» Stated goal: Repeat every line of the listing below exactly, minus the pictures.

» Dataset extract:
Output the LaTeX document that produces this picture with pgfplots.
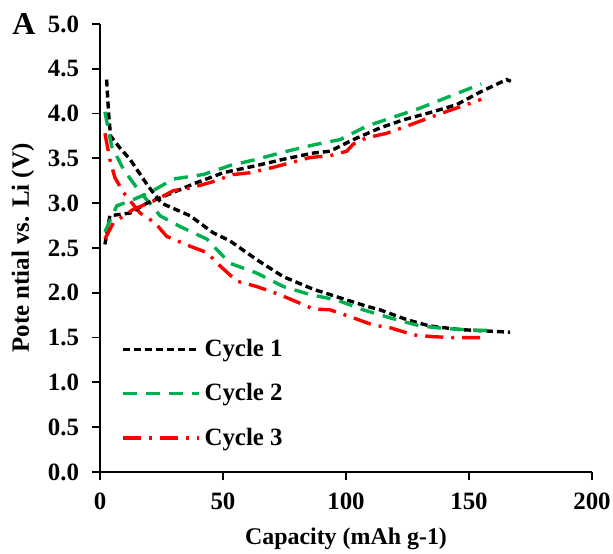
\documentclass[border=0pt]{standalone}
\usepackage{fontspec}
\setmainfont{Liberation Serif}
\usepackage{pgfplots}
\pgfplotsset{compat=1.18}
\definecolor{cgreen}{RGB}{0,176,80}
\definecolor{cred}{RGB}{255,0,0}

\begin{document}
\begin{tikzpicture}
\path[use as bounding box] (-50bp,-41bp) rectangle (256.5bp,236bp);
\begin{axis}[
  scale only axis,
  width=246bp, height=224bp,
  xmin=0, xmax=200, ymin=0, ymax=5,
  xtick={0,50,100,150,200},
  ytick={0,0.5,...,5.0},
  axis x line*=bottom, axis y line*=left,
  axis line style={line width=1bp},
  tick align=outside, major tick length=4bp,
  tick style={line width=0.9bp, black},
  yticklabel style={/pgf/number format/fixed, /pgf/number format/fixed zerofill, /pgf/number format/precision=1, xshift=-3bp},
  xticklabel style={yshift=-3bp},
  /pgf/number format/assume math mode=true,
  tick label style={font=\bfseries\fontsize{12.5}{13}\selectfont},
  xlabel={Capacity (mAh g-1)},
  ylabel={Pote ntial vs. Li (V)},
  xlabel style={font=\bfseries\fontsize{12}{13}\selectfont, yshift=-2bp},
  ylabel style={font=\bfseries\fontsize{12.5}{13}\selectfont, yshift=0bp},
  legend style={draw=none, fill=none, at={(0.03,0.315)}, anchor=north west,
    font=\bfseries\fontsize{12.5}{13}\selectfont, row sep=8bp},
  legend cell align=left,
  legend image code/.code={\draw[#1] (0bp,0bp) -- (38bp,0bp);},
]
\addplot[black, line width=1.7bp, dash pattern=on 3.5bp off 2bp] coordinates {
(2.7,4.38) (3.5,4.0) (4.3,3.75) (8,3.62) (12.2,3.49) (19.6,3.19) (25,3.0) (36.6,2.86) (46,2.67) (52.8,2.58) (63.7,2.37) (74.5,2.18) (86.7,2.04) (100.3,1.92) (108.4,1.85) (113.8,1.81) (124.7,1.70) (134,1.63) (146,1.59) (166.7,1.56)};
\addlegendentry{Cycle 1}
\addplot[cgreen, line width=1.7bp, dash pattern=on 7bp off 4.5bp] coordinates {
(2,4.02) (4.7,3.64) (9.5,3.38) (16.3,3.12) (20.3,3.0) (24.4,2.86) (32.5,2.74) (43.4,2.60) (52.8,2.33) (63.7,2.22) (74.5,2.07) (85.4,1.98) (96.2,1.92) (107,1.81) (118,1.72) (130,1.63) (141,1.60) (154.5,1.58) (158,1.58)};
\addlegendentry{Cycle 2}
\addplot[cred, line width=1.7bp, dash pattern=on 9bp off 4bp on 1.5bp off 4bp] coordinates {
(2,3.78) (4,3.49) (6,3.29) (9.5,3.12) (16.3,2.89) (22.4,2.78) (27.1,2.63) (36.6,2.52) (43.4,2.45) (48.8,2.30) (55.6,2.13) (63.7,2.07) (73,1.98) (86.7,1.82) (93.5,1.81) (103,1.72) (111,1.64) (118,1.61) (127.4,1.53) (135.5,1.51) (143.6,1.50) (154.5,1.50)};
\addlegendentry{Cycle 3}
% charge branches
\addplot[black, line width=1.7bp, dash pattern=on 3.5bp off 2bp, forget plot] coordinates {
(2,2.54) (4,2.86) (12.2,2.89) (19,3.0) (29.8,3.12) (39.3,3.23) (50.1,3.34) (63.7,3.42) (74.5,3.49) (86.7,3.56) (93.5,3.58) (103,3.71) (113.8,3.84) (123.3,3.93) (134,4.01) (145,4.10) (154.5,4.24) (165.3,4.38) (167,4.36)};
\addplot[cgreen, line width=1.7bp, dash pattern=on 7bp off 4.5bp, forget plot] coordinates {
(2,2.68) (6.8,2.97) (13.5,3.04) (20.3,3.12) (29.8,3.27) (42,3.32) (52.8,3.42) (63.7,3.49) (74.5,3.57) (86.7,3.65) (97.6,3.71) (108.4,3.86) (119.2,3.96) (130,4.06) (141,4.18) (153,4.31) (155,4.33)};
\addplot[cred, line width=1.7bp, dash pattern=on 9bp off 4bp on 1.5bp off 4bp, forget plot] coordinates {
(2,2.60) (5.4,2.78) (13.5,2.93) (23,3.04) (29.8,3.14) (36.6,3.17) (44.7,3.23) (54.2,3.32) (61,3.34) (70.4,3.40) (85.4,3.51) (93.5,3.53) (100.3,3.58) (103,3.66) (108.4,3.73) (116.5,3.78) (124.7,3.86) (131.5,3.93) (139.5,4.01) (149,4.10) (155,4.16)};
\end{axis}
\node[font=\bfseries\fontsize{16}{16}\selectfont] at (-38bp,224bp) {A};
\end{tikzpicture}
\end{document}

» Expected output:
Output the LaTeX document that produces this picture with pgfplots.
\documentclass[border=0pt]{standalone}
\usepackage{fontspec}
\setmainfont{Liberation Serif}
\usepackage{pgfplots}
\pgfplotsset{compat=1.18}
\definecolor{cgreen}{RGB}{0,176,80}
\definecolor{cred}{RGB}{255,0,0}

\begin{document}
\begin{tikzpicture}
\path[use as bounding box] (-50bp,-41bp) rectangle (256.5bp,236bp);
\begin{axis}[
  scale only axis,
  width=246bp, height=224bp,
  xmin=0, xmax=200, ymin=0, ymax=5,
  xtick={0,50,100,150,200},
  ytick={0,0.5,...,5.0},
  axis x line*=bottom, axis y line*=left,
  axis line style={line width=1bp},
  tick align=outside, major tick length=4bp,
  tick style={line width=0.9bp, black},
  yticklabel style={/pgf/number format/fixed, /pgf/number format/fixed zerofill, /pgf/number format/precision=1, xshift=-3bp},
  xticklabel style={yshift=-3bp},
  /pgf/number format/assume math mode=true,
  tick label style={font=\bfseries\fontsize{12.5}{13}\selectfont},
  xlabel={Capacity (mAh g-1)},
  ylabel={Pote ntial vs. Li (V)},
  xlabel style={font=\bfseries\fontsize{12}{13}\selectfont, yshift=-2bp},
  ylabel style={font=\bfseries\fontsize{12.5}{13}\selectfont, yshift=0bp},
  legend style={draw=none, fill=none, at={(0.03,0.315)}, anchor=north west,
    font=\bfseries\fontsize{12.5}{13}\selectfont, row sep=8bp},
  legend cell align=left,
  legend image code/.code={\draw[#1] (0bp,0bp) -- (38bp,0bp);},
]
\addplot[black, line width=1.7bp, dash pattern=on 3.5bp off 2bp] coordinates {
(2.7,4.38) (3.5,4.0) (4.3,3.75) (8,3.62) (12.2,3.49) (19.6,3.19) (25,3.0) (36.6,2.86) (46,2.67) (52.8,2.58) (63.7,2.37) (74.5,2.18) (86.7,2.04) (100.3,1.92) (108.4,1.85) (113.8,1.81) (124.7,1.70) (134,1.63) (146,1.59) (166.7,1.56)};
\addlegendentry{Cycle 1}
\addplot[cgreen, line width=1.7bp, dash pattern=on 7bp off 4.5bp] coordinates {
(2,4.02) (4.7,3.64) (9.5,3.38) (16.3,3.12) (20.3,3.0) (24.4,2.86) (32.5,2.74) (43.4,2.60) (52.8,2.33) (63.7,2.22) (74.5,2.07) (85.4,1.98) (96.2,1.92) (107,1.81) (118,1.72) (130,1.63) (141,1.60) (154.5,1.58) (158,1.58)};
\addlegendentry{Cycle 2}
\addplot[cred, line width=1.7bp, dash pattern=on 9bp off 4bp on 1.5bp off 4bp] coordinates {
(2,3.78) (4,3.49) (6,3.29) (9.5,3.12) (16.3,2.89) (22.4,2.78) (27.1,2.63) (36.6,2.52) (43.4,2.45) (48.8,2.30) (55.6,2.13) (63.7,2.07) (73,1.98) (86.7,1.82) (93.5,1.81) (103,1.72) (111,1.64) (118,1.61) (127.4,1.53) (135.5,1.51) (143.6,1.50) (154.5,1.50)};
\addlegendentry{Cycle 3}
% charge branches
\addplot[black, line width=1.7bp, dash pattern=on 3.5bp off 2bp, forget plot] coordinates {
(2,2.54) (4,2.86) (12.2,2.89) (19,3.0) (29.8,3.12) (39.3,3.23) (50.1,3.34) (63.7,3.42) (74.5,3.49) (86.7,3.56) (93.5,3.58) (103,3.71) (113.8,3.84) (123.3,3.93) (134,4.01) (145,4.10) (154.5,4.24) (165.3,4.38) (167,4.36)};
\addplot[cgreen, line width=1.7bp, dash pattern=on 7bp off 4.5bp, forget plot] coordinates {
(2,2.68) (6.8,2.97) (13.5,3.04) (20.3,3.12) (29.8,3.27) (42,3.32) (52.8,3.42) (63.7,3.49) (74.5,3.57) (86.7,3.65) (97.6,3.71) (108.4,3.86) (119.2,3.96) (130,4.06) (141,4.18) (153,4.31) (155,4.33)};
\addplot[cred, line width=1.7bp, dash pattern=on 9bp off 4bp on 1.5bp off 4bp, forget plot] coordinates {
(2,2.60) (5.4,2.78) (13.5,2.93) (23,3.04) (29.8,3.14) (36.6,3.17) (44.7,3.23) (54.2,3.32) (61,3.34) (70.4,3.40) (85.4,3.51) (93.5,3.53) (100.3,3.58) (103,3.66) (108.4,3.73) (116.5,3.78) (124.7,3.86) (131.5,3.93) (139.5,4.01) (149,4.10) (155,4.16)};
\end{axis}
\node[font=\bfseries\fontsize{16}{16}\selectfont] at (-38bp,224bp) {A};
\end{tikzpicture}
\end{document}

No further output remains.